Andros, one of the least visited islands in the Cyclades, Greece.
Of course I like it, as I shun mass tourism that ruin our planet, noisy bars, cheap restaurants and concrete!
Andros is green, thanks to several freshwater springs.
Andros is vast, very vast - it can take over an hour to drive to its most beautiful, secret and deserted beaches, even in the middle of summer.
Andros is very sparsely built. Only a few monasteries, churches or white villages dot the landscape criss-crossed
by winding roads.
Andros is full of children playing, shouting, cycling in the evening in the main square of Chora, its largest village - and the impression of an instant trip back fifty years. Nostalgia. Sighs.

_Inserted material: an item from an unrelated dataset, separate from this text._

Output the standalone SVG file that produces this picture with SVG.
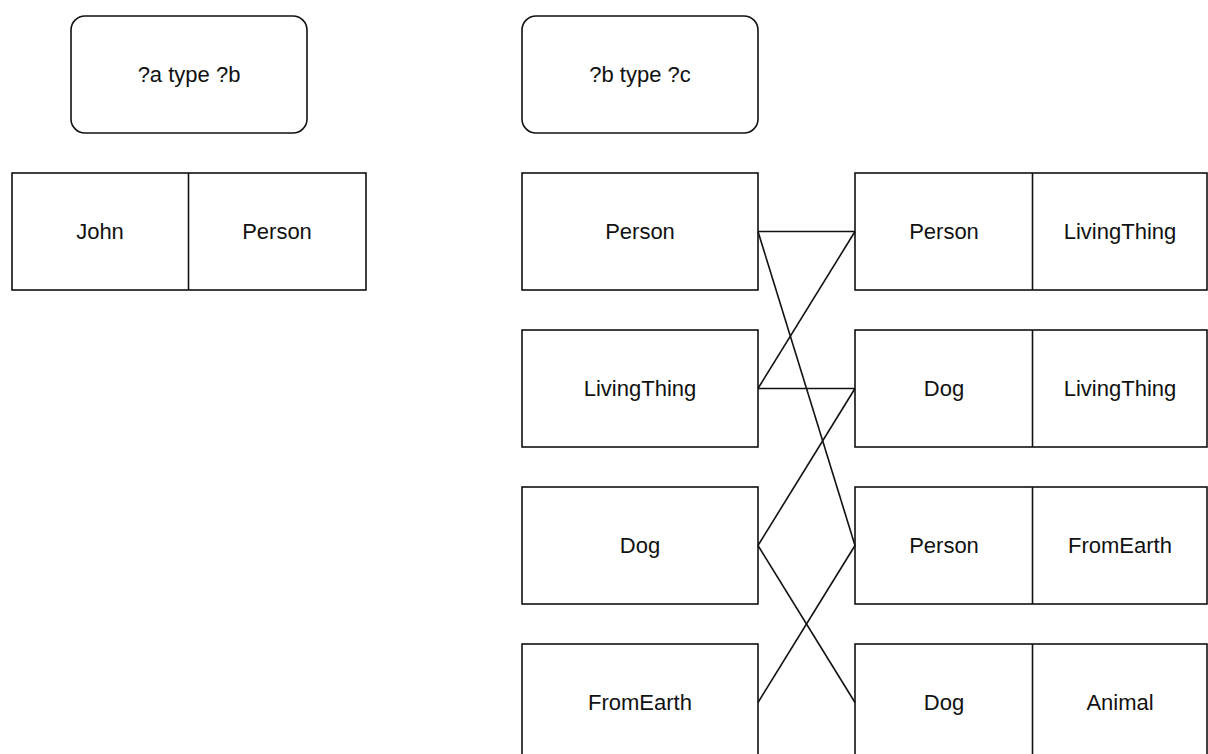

A two-hour ferry ride from Athens, a dizzying road that juts out into the sea and leads to one of the most beautiful places in the Mediterranean: Melisses Andros.
The wind, the meltem, howling from dawn to dusk, the Aegean Sea at its feet, the neighbouring island with its ochre tones, occupied only by a small white church, its cross stretched towards the sky.
The view from Melissès is magnetic. The dazzled gaze is constantly drawn towards this infinite balcony which overhangs the blue monochrome in front of you.
The decoration is simple: blue shutters, rough floor, walls built in the traditional way - there are still a few craftsmen on the island who know how to make houses out of heavy stones and one of the last to have this ancestral know-how has restored Melissès stone by stone.
Inside, whitewashed walls, white wooden ceilings, an Astier de Villatte candle (unexpected here!), chintzy animal boards or old manuscript pages as decoration. An old chest that serves as a magazine rack. A magnificent white marble sink. A huge cupboard full of old crockery, silverware and all sorts of kitchen utensils for preparing the most wonderful of feasts.
Outside, a lush Mediterranean garden that seems to have been here for decades, flowerbeds that withstand the overwhelming heat of Helios, pebbles here and there.
Soft blue and white sofas, endless pools, terraces.
A perfectly designed staircase leads to the greatest of luxuries: private access to the Aegean Sea, crystal clear, sublime, eternal. All to yourself.
Here, nothing is too much. Everything is just right. Everything is balanced.
Villa Coral is my favourite: two bedrooms, an indoor living room with a fully equipped kitchen, an outdoor kitchen-lounge for endless lunches under the trellis, an infinite terrace with more than 180 degrees of view on the islands and the big blue.
Allegra Pomilio, the young owner of this jewel, loves to cook, loves to entertain, loves her life in Greece.
She is Italian but has been holidaying in her adopted country since she was a child. A photographer and cook, she worked with Mimi Thorisson in France before launching this project.
After travelling to many islands in vain, she came across this magnetic place which has now become her home.
She regularly organises retreats for cosmopolitan aesthetes who come to cut themselves off from the world for a few days and share their taste for the beautiful and the good.
No one on the horizon. From time to time a boat passes. A swallow. Or a cicada.
Melissès, I leave you with regret, but I know that I will come back again to take a break from the hubbub of
the world here.
Because Melissès is everything I've always been looking for in my life as a traveller: silent, refined, gourmet and peaceful.
And proof that it is still possible to make your dreams come true.